◆ Task prompt
Without the pictures, set down the records below word for word.

◆ Items
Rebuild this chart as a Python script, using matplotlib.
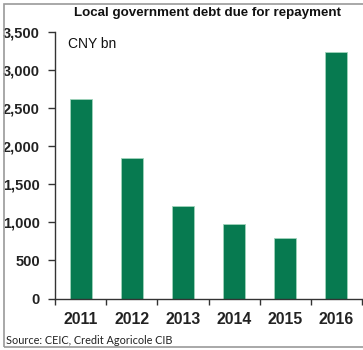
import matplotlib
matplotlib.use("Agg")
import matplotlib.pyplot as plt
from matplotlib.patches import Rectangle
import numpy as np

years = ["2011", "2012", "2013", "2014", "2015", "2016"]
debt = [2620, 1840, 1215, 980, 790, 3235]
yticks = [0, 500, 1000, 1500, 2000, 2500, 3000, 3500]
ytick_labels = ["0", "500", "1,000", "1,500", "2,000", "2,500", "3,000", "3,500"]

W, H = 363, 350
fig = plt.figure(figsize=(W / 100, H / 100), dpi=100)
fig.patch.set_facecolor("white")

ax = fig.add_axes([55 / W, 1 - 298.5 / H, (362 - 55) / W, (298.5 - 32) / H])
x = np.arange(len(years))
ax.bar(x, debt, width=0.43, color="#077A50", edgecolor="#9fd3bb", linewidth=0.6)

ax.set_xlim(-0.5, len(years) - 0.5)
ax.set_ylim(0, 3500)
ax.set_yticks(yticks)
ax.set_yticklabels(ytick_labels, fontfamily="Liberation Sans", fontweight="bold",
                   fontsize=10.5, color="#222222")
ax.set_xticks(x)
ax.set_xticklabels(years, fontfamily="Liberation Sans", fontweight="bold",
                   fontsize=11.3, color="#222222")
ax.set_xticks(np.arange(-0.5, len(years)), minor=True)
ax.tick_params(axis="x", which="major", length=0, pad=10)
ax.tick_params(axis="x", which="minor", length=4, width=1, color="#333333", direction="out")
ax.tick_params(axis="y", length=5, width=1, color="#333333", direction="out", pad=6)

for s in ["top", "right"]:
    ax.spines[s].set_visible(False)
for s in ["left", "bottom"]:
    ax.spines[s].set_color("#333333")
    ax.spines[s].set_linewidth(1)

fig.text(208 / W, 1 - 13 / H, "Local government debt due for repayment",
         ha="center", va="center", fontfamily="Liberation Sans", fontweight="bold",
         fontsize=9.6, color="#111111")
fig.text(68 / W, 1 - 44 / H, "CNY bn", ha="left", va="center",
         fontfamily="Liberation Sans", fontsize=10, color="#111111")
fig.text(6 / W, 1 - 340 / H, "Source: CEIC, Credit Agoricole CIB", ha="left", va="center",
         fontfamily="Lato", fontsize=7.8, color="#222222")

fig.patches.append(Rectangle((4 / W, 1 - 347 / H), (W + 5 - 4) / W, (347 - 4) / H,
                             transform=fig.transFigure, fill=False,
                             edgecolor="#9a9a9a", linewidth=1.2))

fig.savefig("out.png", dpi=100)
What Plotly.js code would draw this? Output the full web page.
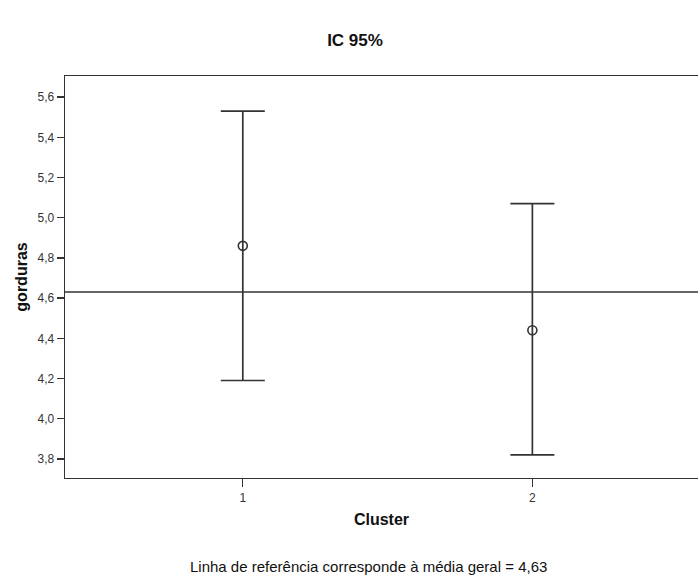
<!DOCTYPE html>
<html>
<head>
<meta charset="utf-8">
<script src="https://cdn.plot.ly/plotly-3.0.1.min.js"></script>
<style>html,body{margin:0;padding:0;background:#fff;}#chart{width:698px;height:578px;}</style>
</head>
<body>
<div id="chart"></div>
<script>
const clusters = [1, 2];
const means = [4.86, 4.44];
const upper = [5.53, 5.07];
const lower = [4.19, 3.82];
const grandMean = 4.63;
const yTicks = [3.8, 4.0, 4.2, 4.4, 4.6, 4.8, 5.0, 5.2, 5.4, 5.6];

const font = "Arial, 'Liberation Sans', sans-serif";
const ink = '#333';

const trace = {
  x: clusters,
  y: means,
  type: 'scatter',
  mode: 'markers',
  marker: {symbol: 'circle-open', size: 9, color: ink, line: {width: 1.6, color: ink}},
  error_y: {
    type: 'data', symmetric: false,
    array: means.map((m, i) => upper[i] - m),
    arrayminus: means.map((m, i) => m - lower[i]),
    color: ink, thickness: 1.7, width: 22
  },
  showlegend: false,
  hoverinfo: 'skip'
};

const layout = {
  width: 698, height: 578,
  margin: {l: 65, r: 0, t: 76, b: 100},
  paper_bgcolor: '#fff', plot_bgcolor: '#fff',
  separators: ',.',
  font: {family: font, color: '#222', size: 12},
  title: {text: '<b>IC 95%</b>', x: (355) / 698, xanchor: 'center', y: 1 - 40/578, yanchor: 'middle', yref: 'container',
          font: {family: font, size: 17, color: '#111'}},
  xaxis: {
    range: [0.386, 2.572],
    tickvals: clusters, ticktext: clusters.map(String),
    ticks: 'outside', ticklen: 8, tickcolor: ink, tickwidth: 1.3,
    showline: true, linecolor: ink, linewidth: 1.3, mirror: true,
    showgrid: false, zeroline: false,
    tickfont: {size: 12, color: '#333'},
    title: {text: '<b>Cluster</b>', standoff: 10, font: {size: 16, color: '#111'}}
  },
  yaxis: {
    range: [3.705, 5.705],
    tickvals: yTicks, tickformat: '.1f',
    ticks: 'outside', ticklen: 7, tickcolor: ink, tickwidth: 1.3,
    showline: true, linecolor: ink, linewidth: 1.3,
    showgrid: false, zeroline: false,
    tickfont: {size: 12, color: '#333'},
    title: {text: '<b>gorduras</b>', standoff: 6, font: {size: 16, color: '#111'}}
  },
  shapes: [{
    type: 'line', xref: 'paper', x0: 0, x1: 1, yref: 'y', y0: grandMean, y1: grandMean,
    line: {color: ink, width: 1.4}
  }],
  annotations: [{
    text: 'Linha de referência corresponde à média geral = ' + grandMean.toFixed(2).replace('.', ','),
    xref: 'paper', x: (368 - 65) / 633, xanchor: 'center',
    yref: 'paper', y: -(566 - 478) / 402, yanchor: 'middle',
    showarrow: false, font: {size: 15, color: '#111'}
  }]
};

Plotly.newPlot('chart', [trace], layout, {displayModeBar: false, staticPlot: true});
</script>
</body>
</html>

◆ Result of this task
Rebuild this chart as a Python script, using matplotlib.
import matplotlib
matplotlib.use("Agg")
import matplotlib.pyplot as plt
from matplotlib.patches import Rectangle
import numpy as np

years = ["2011", "2012", "2013", "2014", "2015", "2016"]
debt = [2620, 1840, 1215, 980, 790, 3235]
yticks = [0, 500, 1000, 1500, 2000, 2500, 3000, 3500]
ytick_labels = ["0", "500", "1,000", "1,500", "2,000", "2,500", "3,000", "3,500"]

W, H = 363, 350
fig = plt.figure(figsize=(W / 100, H / 100), dpi=100)
fig.patch.set_facecolor("white")

ax = fig.add_axes([55 / W, 1 - 298.5 / H, (362 - 55) / W, (298.5 - 32) / H])
x = np.arange(len(years))
ax.bar(x, debt, width=0.43, color="#077A50", edgecolor="#9fd3bb", linewidth=0.6)

ax.set_xlim(-0.5, len(years) - 0.5)
ax.set_ylim(0, 3500)
ax.set_yticks(yticks)
ax.set_yticklabels(ytick_labels, fontfamily="Liberation Sans", fontweight="bold",
                   fontsize=10.5, color="#222222")
ax.set_xticks(x)
ax.set_xticklabels(years, fontfamily="Liberation Sans", fontweight="bold",
                   fontsize=11.3, color="#222222")
ax.set_xticks(np.arange(-0.5, len(years)), minor=True)
ax.tick_params(axis="x", which="major", length=0, pad=10)
ax.tick_params(axis="x", which="minor", length=4, width=1, color="#333333", direction="out")
ax.tick_params(axis="y", length=5, width=1, color="#333333", direction="out", pad=6)

for s in ["top", "right"]:
    ax.spines[s].set_visible(False)
for s in ["left", "bottom"]:
    ax.spines[s].set_color("#333333")
    ax.spines[s].set_linewidth(1)

fig.text(208 / W, 1 - 13 / H, "Local government debt due for repayment",
         ha="center", va="center", fontfamily="Liberation Sans", fontweight="bold",
         fontsize=9.6, color="#111111")
fig.text(68 / W, 1 - 44 / H, "CNY bn", ha="left", va="center",
         fontfamily="Liberation Sans", fontsize=10, color="#111111")
fig.text(6 / W, 1 - 340 / H, "Source: CEIC, Credit Agoricole CIB", ha="left", va="center",
         fontfamily="Lato", fontsize=7.8, color="#222222")

fig.patches.append(Rectangle((4 / W, 1 - 347 / H), (W + 5 - 4) / W, (347 - 4) / H,
                             transform=fig.transFigure, fill=False,
                             edgecolor="#9a9a9a", linewidth=1.2))

fig.savefig("out.png", dpi=100)
What Plotly.js code would draw this? Output the full web page.
<!DOCTYPE html>
<html>
<head>
<meta charset="utf-8">
<script src="https://cdn.plot.ly/plotly-3.0.1.min.js"></script>
<style>html,body{margin:0;padding:0;background:#fff;}#chart{width:698px;height:578px;}</style>
</head>
<body>
<div id="chart"></div>
<script>
const clusters = [1, 2];
const means = [4.86, 4.44];
const upper = [5.53, 5.07];
const lower = [4.19, 3.82];
const grandMean = 4.63;
const yTicks = [3.8, 4.0, 4.2, 4.4, 4.6, 4.8, 5.0, 5.2, 5.4, 5.6];

const font = "Arial, 'Liberation Sans', sans-serif";
const ink = '#333';

const trace = {
  x: clusters,
  y: means,
  type: 'scatter',
  mode: 'markers',
  marker: {symbol: 'circle-open', size: 9, color: ink, line: {width: 1.6, color: ink}},
  error_y: {
    type: 'data', symmetric: false,
    array: means.map((m, i) => upper[i] - m),
    arrayminus: means.map((m, i) => m - lower[i]),
    color: ink, thickness: 1.7, width: 22
  },
  showlegend: false,
  hoverinfo: 'skip'
};

const layout = {
  width: 698, height: 578,
  margin: {l: 65, r: 0, t: 76, b: 100},
  paper_bgcolor: '#fff', plot_bgcolor: '#fff',
  separators: ',.',
  font: {family: font, color: '#222', size: 12},
  title: {text: '<b>IC 95%</b>', x: (355) / 698, xanchor: 'center', y: 1 - 40/578, yanchor: 'middle', yref: 'container',
          font: {family: font, size: 17, color: '#111'}},
  xaxis: {
    range: [0.386, 2.572],
    tickvals: clusters, ticktext: clusters.map(String),
    ticks: 'outside', ticklen: 8, tickcolor: ink, tickwidth: 1.3,
    showline: true, linecolor: ink, linewidth: 1.3, mirror: true,
    showgrid: false, zeroline: false,
    tickfont: {size: 12, color: '#333'},
    title: {text: '<b>Cluster</b>', standoff: 10, font: {size: 16, color: '#111'}}
  },
  yaxis: {
    range: [3.705, 5.705],
    tickvals: yTicks, tickformat: '.1f',
    ticks: 'outside', ticklen: 7, tickcolor: ink, tickwidth: 1.3,
    showline: true, linecolor: ink, linewidth: 1.3,
    showgrid: false, zeroline: false,
    tickfont: {size: 12, color: '#333'},
    title: {text: '<b>gorduras</b>', standoff: 6, font: {size: 16, color: '#111'}}
  },
  shapes: [{
    type: 'line', xref: 'paper', x0: 0, x1: 1, yref: 'y', y0: grandMean, y1: grandMean,
    line: {color: ink, width: 1.4}
  }],
  annotations: [{
    text: 'Linha de referência corresponde à média geral = ' + grandMean.toFixed(2).replace('.', ','),
    xref: 'paper', x: (368 - 65) / 633, xanchor: 'center',
    yref: 'paper', y: -(566 - 478) / 402, yanchor: 'middle',
    showarrow: false, font: {size: 15, color: '#111'}
  }]
};

Plotly.newPlot('chart', [trace], layout, {displayModeBar: false, staticPlot: true});
</script>
</body>
</html>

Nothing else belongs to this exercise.